[Problem description]
Copy nothing but the stretch that opens with the line containing "Recreate this image" and closes with the line containing "import seaborn as sns". Keep pictures out.

* BEGIN Data to use *

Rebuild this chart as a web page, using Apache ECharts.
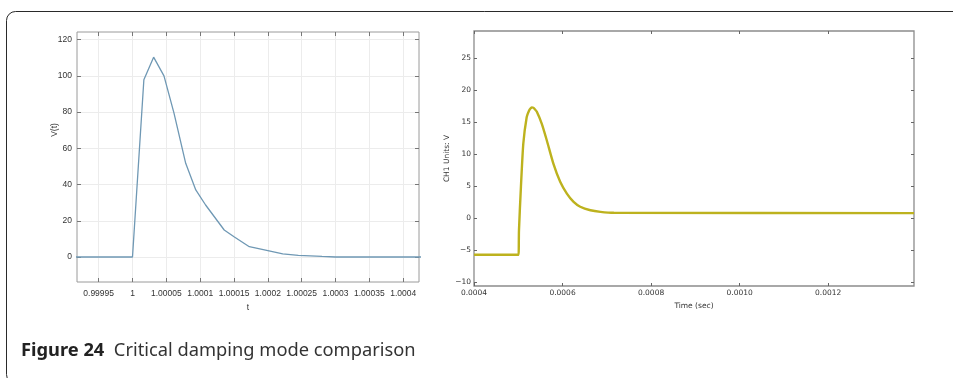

* END Data to use *
* BEGIN Data to use *

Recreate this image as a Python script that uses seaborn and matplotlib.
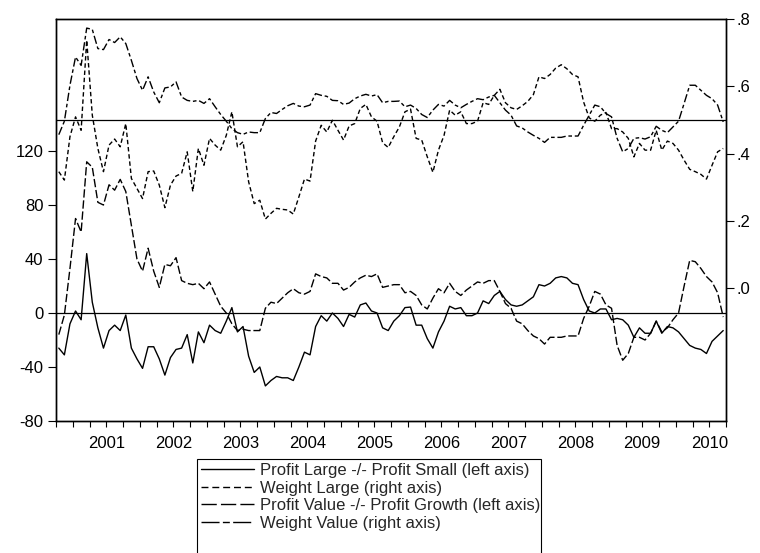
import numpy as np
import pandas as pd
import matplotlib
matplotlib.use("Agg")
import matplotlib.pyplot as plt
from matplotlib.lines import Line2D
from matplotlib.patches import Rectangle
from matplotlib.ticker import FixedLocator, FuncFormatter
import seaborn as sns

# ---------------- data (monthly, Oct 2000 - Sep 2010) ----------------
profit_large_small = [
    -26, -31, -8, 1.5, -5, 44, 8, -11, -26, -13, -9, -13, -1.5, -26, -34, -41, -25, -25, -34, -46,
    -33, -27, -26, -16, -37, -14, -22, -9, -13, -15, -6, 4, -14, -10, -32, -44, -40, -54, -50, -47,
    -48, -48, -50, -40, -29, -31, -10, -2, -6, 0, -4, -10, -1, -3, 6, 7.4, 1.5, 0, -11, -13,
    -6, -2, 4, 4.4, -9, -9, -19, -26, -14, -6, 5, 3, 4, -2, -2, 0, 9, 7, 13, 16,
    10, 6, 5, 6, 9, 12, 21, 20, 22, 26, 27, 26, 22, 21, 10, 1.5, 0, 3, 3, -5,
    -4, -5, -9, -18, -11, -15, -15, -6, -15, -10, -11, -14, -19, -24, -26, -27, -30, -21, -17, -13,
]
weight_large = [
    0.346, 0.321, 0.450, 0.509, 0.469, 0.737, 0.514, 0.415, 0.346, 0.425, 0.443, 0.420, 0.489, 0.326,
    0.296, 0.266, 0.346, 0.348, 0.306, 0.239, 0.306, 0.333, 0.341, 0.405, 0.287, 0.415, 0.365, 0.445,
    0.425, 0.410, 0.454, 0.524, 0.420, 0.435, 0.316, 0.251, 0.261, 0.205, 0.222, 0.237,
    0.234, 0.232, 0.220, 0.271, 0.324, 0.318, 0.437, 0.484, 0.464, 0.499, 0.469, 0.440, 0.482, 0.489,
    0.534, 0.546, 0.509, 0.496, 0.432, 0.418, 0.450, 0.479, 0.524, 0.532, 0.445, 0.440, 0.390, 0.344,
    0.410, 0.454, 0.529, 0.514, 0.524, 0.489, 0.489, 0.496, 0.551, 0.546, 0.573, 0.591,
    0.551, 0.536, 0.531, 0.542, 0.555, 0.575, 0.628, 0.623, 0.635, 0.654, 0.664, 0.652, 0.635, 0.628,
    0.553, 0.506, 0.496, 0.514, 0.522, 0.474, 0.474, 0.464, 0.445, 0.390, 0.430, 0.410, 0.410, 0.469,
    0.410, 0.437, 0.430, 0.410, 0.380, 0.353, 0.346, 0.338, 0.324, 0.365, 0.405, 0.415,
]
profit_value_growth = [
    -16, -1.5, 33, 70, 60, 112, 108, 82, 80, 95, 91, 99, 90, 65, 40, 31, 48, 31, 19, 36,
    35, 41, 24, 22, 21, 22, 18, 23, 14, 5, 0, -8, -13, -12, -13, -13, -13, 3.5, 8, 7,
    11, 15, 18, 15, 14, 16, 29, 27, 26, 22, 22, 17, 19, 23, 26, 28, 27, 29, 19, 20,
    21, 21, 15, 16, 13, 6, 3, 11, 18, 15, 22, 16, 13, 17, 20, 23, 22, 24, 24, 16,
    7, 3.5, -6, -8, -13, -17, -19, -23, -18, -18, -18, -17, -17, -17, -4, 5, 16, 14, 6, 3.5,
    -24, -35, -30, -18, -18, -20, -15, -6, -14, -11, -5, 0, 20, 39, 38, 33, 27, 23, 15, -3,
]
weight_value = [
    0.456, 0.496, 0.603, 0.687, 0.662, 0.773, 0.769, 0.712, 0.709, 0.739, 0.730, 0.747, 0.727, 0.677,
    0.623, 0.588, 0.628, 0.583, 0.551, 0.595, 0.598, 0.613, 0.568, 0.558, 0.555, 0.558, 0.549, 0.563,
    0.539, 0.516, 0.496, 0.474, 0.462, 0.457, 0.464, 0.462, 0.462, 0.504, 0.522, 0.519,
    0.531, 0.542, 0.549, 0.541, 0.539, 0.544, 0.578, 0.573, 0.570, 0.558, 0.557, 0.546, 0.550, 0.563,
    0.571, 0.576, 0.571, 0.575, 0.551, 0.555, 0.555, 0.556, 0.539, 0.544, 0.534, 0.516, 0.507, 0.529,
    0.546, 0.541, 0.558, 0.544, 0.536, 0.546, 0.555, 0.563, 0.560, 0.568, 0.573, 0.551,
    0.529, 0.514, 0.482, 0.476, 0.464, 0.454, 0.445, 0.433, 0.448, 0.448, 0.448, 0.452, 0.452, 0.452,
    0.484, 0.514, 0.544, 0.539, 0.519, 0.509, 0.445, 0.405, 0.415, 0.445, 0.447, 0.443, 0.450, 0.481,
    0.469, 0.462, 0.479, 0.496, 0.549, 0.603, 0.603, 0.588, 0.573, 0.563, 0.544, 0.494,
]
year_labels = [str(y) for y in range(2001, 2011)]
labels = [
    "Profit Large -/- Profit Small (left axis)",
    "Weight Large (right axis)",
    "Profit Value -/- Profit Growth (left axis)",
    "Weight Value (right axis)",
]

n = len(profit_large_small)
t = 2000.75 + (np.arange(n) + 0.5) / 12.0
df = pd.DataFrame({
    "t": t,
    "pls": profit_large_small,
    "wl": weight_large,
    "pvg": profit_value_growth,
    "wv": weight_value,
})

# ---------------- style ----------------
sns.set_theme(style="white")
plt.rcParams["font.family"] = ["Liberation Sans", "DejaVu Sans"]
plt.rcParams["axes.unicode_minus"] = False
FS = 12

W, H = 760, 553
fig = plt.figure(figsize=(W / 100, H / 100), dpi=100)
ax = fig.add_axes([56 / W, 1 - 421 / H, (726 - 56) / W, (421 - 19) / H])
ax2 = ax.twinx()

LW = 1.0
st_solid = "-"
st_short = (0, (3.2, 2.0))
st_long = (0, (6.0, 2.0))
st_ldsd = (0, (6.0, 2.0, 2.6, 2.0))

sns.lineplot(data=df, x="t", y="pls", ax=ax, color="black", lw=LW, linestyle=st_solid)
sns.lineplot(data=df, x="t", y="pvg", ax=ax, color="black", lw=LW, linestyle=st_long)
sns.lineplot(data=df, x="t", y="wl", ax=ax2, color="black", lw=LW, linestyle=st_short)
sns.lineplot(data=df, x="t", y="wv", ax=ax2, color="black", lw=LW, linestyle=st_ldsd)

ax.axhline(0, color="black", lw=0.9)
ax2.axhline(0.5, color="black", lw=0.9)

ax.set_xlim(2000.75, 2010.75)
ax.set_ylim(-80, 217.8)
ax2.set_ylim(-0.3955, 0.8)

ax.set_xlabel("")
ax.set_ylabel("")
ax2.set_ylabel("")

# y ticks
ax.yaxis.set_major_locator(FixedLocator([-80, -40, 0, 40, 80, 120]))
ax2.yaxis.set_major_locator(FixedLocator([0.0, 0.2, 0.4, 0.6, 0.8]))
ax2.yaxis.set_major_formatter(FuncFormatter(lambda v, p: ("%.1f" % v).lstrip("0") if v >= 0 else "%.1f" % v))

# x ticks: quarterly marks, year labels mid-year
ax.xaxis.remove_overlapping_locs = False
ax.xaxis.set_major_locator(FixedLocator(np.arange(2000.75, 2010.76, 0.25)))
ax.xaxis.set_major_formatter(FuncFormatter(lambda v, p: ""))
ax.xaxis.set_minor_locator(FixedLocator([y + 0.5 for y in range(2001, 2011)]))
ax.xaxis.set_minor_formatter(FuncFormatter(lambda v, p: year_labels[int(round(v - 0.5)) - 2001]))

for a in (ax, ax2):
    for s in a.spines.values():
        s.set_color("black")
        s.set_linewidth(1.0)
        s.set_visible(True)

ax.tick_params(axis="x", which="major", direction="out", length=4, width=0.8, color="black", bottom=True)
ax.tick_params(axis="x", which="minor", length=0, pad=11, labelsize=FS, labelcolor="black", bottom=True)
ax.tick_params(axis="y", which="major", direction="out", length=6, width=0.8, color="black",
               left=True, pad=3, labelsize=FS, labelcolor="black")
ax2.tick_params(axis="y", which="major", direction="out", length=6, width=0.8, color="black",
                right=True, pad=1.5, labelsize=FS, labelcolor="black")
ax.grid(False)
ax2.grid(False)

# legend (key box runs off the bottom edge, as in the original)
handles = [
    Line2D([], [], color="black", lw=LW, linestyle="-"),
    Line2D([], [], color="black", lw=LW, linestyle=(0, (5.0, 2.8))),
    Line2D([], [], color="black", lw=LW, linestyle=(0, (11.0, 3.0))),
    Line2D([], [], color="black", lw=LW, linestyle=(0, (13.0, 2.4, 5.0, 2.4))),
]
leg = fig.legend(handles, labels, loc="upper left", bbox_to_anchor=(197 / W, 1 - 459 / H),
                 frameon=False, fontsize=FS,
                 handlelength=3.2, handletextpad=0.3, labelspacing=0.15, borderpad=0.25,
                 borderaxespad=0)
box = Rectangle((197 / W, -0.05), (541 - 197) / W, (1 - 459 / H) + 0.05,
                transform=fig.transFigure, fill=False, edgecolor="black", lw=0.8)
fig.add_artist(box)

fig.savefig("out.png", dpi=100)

* END Data to use *
* BEGIN Data to use *

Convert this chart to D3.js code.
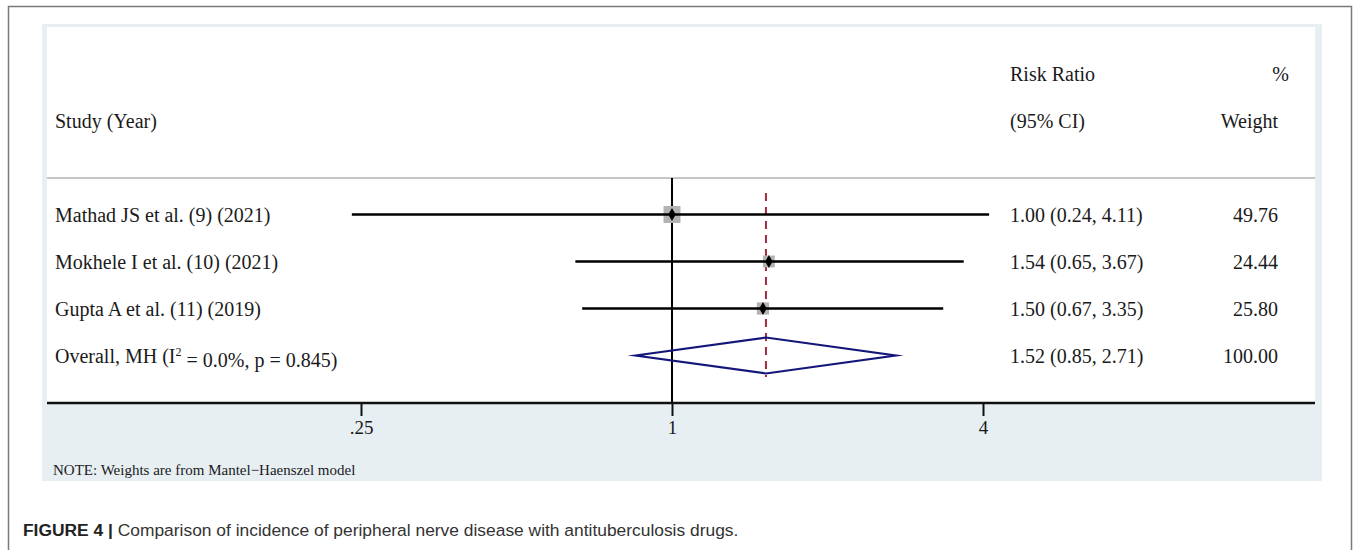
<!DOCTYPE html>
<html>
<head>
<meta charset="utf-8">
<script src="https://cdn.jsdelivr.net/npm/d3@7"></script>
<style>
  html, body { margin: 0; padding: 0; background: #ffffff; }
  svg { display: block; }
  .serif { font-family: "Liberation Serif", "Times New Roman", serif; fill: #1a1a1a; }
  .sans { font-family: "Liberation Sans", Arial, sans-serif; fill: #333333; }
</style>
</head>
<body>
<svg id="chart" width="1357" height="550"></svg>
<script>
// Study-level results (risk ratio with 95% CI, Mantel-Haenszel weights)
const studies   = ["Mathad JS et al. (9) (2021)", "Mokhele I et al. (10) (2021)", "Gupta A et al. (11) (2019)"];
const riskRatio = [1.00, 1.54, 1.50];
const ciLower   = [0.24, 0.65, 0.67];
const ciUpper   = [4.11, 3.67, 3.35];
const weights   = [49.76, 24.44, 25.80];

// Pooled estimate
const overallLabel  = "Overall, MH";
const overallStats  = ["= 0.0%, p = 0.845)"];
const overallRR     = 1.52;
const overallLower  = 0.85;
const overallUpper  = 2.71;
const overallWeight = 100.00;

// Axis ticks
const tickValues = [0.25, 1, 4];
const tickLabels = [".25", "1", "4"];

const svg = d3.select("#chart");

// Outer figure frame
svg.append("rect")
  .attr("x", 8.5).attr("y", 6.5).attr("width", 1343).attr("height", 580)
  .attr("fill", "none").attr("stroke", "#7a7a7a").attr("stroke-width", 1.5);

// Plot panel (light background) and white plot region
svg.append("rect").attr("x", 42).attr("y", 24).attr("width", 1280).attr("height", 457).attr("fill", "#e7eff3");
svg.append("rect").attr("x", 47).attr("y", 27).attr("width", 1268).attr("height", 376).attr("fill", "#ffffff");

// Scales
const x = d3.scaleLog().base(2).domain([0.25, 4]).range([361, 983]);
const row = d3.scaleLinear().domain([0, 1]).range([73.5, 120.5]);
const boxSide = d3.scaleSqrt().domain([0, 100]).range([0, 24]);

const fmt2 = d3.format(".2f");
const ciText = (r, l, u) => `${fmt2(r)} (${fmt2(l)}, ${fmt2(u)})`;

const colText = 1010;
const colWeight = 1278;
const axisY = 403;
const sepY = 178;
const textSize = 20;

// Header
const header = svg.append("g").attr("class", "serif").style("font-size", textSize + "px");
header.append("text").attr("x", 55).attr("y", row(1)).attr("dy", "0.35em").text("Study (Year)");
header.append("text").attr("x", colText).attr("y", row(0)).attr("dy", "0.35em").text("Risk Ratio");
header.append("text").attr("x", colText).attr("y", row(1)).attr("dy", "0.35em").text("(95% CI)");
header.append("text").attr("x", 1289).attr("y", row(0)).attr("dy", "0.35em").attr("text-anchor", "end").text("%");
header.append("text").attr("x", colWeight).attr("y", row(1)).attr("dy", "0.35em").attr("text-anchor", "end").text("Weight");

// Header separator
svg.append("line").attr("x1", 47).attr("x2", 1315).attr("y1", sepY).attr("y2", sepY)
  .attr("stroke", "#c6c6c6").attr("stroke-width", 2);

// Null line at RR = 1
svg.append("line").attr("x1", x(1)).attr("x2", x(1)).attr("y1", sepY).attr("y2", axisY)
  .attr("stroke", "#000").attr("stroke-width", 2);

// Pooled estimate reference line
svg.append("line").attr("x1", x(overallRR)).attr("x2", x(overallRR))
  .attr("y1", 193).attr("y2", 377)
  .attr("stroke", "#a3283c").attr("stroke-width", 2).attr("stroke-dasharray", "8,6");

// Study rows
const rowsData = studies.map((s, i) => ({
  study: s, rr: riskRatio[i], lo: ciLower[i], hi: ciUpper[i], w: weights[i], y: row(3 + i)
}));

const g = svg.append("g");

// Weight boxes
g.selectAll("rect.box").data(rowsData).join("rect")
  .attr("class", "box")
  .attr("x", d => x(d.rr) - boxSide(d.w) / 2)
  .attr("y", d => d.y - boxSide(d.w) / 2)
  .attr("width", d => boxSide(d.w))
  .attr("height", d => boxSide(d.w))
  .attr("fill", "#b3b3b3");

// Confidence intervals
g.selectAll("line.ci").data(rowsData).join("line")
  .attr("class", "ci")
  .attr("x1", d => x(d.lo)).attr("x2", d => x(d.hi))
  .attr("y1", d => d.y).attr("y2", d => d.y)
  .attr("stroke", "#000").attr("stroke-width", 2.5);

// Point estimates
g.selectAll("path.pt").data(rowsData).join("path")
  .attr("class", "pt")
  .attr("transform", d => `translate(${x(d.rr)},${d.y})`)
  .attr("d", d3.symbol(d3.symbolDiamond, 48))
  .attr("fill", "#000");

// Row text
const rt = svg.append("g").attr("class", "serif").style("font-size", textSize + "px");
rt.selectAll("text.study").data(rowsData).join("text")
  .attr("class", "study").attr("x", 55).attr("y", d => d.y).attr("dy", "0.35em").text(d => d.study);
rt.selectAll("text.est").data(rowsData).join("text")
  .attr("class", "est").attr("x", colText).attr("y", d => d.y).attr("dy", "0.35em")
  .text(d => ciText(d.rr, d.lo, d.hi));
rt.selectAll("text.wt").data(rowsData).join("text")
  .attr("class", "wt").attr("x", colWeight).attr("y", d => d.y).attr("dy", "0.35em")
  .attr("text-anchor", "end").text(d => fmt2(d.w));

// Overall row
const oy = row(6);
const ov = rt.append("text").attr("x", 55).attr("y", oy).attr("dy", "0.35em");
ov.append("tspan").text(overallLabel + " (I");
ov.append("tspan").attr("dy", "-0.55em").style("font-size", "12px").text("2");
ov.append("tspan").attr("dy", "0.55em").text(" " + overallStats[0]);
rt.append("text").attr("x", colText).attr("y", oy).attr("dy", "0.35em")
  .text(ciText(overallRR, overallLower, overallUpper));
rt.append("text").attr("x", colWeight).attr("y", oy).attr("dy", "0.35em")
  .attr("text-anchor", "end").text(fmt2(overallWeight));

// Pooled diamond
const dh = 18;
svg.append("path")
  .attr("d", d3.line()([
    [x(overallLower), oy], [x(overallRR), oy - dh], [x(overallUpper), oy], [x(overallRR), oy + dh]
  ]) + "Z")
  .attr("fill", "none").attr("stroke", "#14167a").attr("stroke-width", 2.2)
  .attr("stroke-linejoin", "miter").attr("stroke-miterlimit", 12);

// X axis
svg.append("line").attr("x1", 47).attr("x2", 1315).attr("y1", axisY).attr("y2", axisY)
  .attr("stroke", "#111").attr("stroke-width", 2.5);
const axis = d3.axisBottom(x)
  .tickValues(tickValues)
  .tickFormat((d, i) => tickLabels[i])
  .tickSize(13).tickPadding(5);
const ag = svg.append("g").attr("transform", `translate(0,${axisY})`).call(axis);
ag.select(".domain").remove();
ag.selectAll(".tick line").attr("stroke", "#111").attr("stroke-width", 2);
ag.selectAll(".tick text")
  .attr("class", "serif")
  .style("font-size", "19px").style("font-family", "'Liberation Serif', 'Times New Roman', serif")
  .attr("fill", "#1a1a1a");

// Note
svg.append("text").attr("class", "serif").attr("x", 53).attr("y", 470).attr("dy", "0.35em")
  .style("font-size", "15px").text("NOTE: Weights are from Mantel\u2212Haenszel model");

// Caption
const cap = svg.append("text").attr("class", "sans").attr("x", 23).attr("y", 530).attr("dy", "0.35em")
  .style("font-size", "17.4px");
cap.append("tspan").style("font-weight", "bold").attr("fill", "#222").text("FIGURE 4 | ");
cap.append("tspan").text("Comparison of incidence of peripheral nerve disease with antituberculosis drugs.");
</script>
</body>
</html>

* END Data to use *

[Solution to this exercise]
Recreate this image as a Python script that uses seaborn and matplotlib.
import numpy as np
import pandas as pd
import matplotlib
matplotlib.use("Agg")
import matplotlib.pyplot as plt
from matplotlib.lines import Line2D
from matplotlib.patches import Rectangle
from matplotlib.ticker import FixedLocator, FuncFormatter
import seaborn as sns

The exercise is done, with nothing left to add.